Shi'a worshippers were also targeted by ISI in February. On February 8, a series of suicide attacks against Shi'a areas of Baghdad, the city of Hilla south of Baghdad as well as in and around the southern Iraqi city of Karbala killed 34 people and wounded over 100 (Shi'a Post, February 9). Later in the month a series of coordinated suicide bombings killed over 35 people in the several Shi'a-majority districts of Baghdad (Shiite News, February 19).  

A suicide attack targeting Ifan Saadoun al-Issawi, an important Sunni MP from Anbar Province and a prominent member of the anti-ISI Sunni-majority Sahwa (Awakening) Movement, killed al-Issawi and six of his companions (al-Iraqi, January 15). A statement made by ISI a few days after the assassination of Ifan al-Issawi congratulated his killer and accused al-Issawi of being an American "dog," an unbeliever, and a tool of Safavid (Iranian) aggression against Sunnis (Ansar al-Mujahideen Network, January 18). 

The restive and diverse Kirkuk region has seen several attacks, although it is yet to be determined if the attacks were carried out by the ISI or local Salafist groups from the area. On January 16, in Kirkuk, a suicide car bomb attack directed against the Kurdistan Democratic Party's (KDP) headquarters in a crowded area of Kirkuk killed more than 20 people and wounded 180 (Kurdiu.net, January 16). On the same day, another suicide attack directed against an office of the Patriotic Union of Kurdistan (PUK) in the nearby town of Tuz Khurmato killed 3 people and wounded 15 (Kuwait News Agency, January 16).  The following week in Tuz Khurmato a suicide bomber struck a funeral at a Shi'a mosque, killing 42 people and wounding 75 (Turkmenli TV, January 24). 

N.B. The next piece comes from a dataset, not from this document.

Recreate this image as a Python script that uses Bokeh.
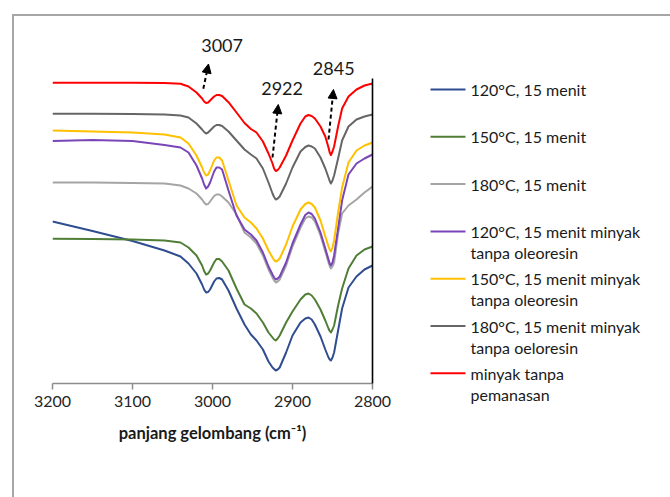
from bokeh.plotting import figure
from bokeh.models import Range1d, LinearAxis, FixedTicker, Arrow, NormalHead
from bokeh.layouts import row
from bokeh.embed import file_html
from bokeh.resources import INLINE
from bokeh.core.properties import value

# ---------------- data ----------------
wavenumber = [3200, 3150, 3100, 3060, 3040, 3030, 3020, 3013, 3010.5, 3008,
              3005.5, 3003, 2998, 2995, 2991.5, 2988, 2980, 2970, 2960, 2952,
              2945, 2937, 2930, 2925, 2923, 2921, 2918.5, 2916, 2908, 2900,
              2890, 2884, 2880, 2876, 2872, 2865, 2859, 2855, 2853.5, 2852,
              2850, 2848, 2843, 2838, 2830, 2820, 2810, 2800]

t120_15 = [162, 152.5, 142.5, 133, 127, 120, 110, 99, 94, 91,
           91.5, 94, 102, 105, 105.5, 104, 93, 75, 59, 49,
           43, 34, 22, 16, 14.5, 13, 14, 16, 31, 48,
           61, 65, 66, 64, 59, 47, 34, 26, 24, 23,
           26, 31, 53, 75, 96, 107, 114, 118]
t150_15 = [144.7, 144.5, 144, 143, 141, 136, 128, 118, 112.5, 109,
           110, 113, 121, 124.5, 124.5, 122, 113, 95, 79, 75,
           70, 61, 51, 46, 44, 43, 45, 48, 61, 72,
           84, 89, 90, 88, 84, 74, 63, 55, 52.5, 51,
           54, 58, 78, 95, 115, 128, 134, 137]
t180_15 = [201, 201, 200.5, 200, 198, 195, 190, 184, 181, 179,
           179.5, 182, 187.5, 189, 189, 187, 181, 169, 151, 146,
           140, 128, 114, 106, 103, 101, 102, 104, 118, 137,
           156, 165, 167, 166, 162, 148, 132, 121, 117.5, 115,
           117, 121, 150, 170, 178, 184, 191, 197]
t120_m = [242.5, 243.5, 242.5, 238.5, 236, 231, 218, 205, 199, 195,
          197, 201, 212, 216, 216, 214, 193, 168, 154, 149,
          143, 131, 117, 109, 106, 104, 105, 107, 121, 140,
          159, 168.5, 171, 169.5, 165, 151, 135, 124, 120, 118,
          121, 128, 155, 183, 209, 220, 225, 229]
t150_m = [253, 252, 251, 249, 246, 240, 228, 216, 211, 208,
          209, 213, 223, 226, 226, 223, 203, 178, 166, 161,
          155, 145, 133, 126, 123.5, 122, 123, 125, 139, 157,
          174, 179.5, 181, 179.5, 176, 163, 147, 137, 134, 132,
          136, 143, 171, 196, 221, 233, 238, 241]
t180_m = [269.7, 269.7, 269.5, 269, 268, 266, 260, 254, 251.5, 250,
          251, 253, 257, 258.5, 258.5, 257.5, 252, 243, 234, 229,
          225, 215, 201, 190, 186.5, 184, 185, 187, 200, 216,
          232, 236.5, 238, 237, 235, 226, 215, 206, 202.5, 200,
          203, 208, 225, 243, 257, 264, 267, 269]
raw_oil = [300.7, 300.7, 300.7, 300.5, 299.7, 297, 291, 285, 282, 280.5,
           281, 283, 287, 288.5, 288.5, 287.5, 281.3, 271, 260.5, 254.5,
           251, 242, 230, 220, 215, 212.5, 213.5, 216, 228, 243,
           260, 267, 268.5, 267.5, 265, 257, 247, 236, 231, 228.5,
           232, 237, 257, 275, 287, 294, 298, 300]

series = [t120_15, t150_15, t180_15, t120_m, t150_m, t180_m, raw_oil]
series_colors = ["#2F4D8F", "#507E36", "#A5A5A5", "#7A45B8", "#FFC000", "#666666", "#FF0000"]
legend_line1 = ["120°C, 15 menit", "150°C, 15 menit", "180°C, 15 menit",
                "120°C, 15 menit minyak", "150°C, 15 menit minyak",
                "180°C, 15 menit minyak", "minyak tanpa"]
legend_line2 = ["", "", "", "tanpa oleoresin", "tanpa oleoresin",
                "tanpa oeloresin", "pemanasan"]

x_ticks = [3200, 3100, 3000, 2900, 2800]
peak_labels = ["3007", "2922", "2845"]

FONT = "Lato"

# ---------------- main spectrum plot ----------------
p = figure(width=386, height=443,
           x_range=Range1d(3200, 2800), y_range=Range1d(0, 353),
           output_backend="svg", toolbar_location=None,
           y_axis_location=None,
           min_border_left=38, min_border_right=28,
           min_border_top=14, min_border_bottom=76)
p.outline_line_color = None
p.grid.visible = False
p.background_fill_color = "white"
p.border_fill_color = "white"

xa = p.xaxis[0]
xa.ticker = FixedTicker(ticks=x_ticks)
xa.axis_line_color = "#8C8C8C"
xa.axis_line_width = 1.5
xa.major_tick_line_color = "#8C8C8C"
xa.major_tick_line_width = 1.5
xa.major_tick_in = 0
xa.major_tick_out = 6
xa.minor_tick_line_color = None
xa.major_label_text_font = FONT
xa.major_label_text_font_size = "16px"
xa.major_label_text_color = "#262626"
xa.major_label_standoff = 6
xa.axis_label = "panjang gelombang (cm⁻¹)"
xa.axis_label_text_font = FONT
xa.axis_label_text_font_size = "16.5px"
xa.axis_label_text_font_style = "bold"
xa.axis_label_text_color = "#1a1a1a"
xa.axis_label_standoff = 13

ra = LinearAxis(bounds=(0, 305), ticker=FixedTicker(ticks=[]),
                major_tick_out=0, major_tick_in=0, minor_tick_out=0,
                major_label_text_font_size="0px",
                axis_line_color="#000000", axis_line_width=1.6)
p.add_layout(ra, "right")

for ys, c in zip(series, series_colors):
    p.line(wavenumber, ys, line_color=c, line_width=2, line_join="round")

label_x = [2988, 2913, 2848.5]
label_y = [338, 294.7, 314.7]
p.text(x=label_x, y=label_y, text=peak_labels, text_font=value(FONT),
       text_font_size="18px", text_align="center", text_baseline="middle",
       text_color="#1a1a1a")

arrow_start = [(3011.5, 294.7), (2925, 226), (2855, 244)]
arrow_end = [(3005, 319.5), (2917.8, 279), (2848.8, 294)]
for (xs, ys), (xe, ye) in zip(arrow_start, arrow_end):
    p.add_layout(Arrow(end=NormalHead(size=9, fill_color="black", line_color="black", line_width=1),
                       x_start=xs, y_start=ys, x_end=xe, y_end=ye,
                       line_color="black", line_width=2, line_dash="4 3"))

# ---------------- legend panel ----------------
lf = figure(width=270, height=481, x_range=Range1d(400, 670), y_range=Range1d(421, 30),
            output_backend="svg", toolbar_location=None,
            x_axis_location=None, y_axis_location=None,
            min_border_left=0, min_border_right=0,
            min_border_top=14, min_border_bottom=76)
lf.outline_line_color = None
lf.grid.visible = False

row_y = [89 + 47.3 * i for i in range(len(legend_line1))]
lf.segment(x0=[430] * len(row_y), y0=row_y, x1=[465] * len(row_y), y1=row_y,
           line_color=series_colors, line_width=2)
lf.text(x=[470] * len(row_y), y=row_y, text=legend_line1, text_font=value(FONT),
        text_font_size="16px", text_baseline="middle", text_color="#1a1a1a")
lf.text(x=[470] * len(row_y), y=[y + 21 for y in row_y], text=legend_line2, text_font=value(FONT),
        text_font_size="16px", text_baseline="middle", text_color="#1a1a1a")

layout = row(p, lf, styles={"margin-top": "14px", "margin-left": "12px",
                            "border-top": "2px solid #A6A6A6",
                            "border-left": "2px solid #A6A6A6"})

open("out.html", "w").write(file_html(layout, INLINE))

The ISI is seeking to utilize widespread Sunni Muslim political dissatisfaction against the Shi'a and Kurdish dominated central Iraqi government led by Nouri al-Maliki to foment sectarian strife in the country. A statement released by the ISI's spokesman Abu Muhammad al-Adnani exhorted Iraqi Sunnis to take up weapons against "apostates," or Iraq's Shi'a community, the al-Maliki led government and Sunnis opposed to the ISI (al-Jahad, January 30). The ISI further accuses the Iraqi government of committing "atrocities" including property seizure, raids and arrests, torture and displacement of Sunnis (Reuters Arabic, February 18).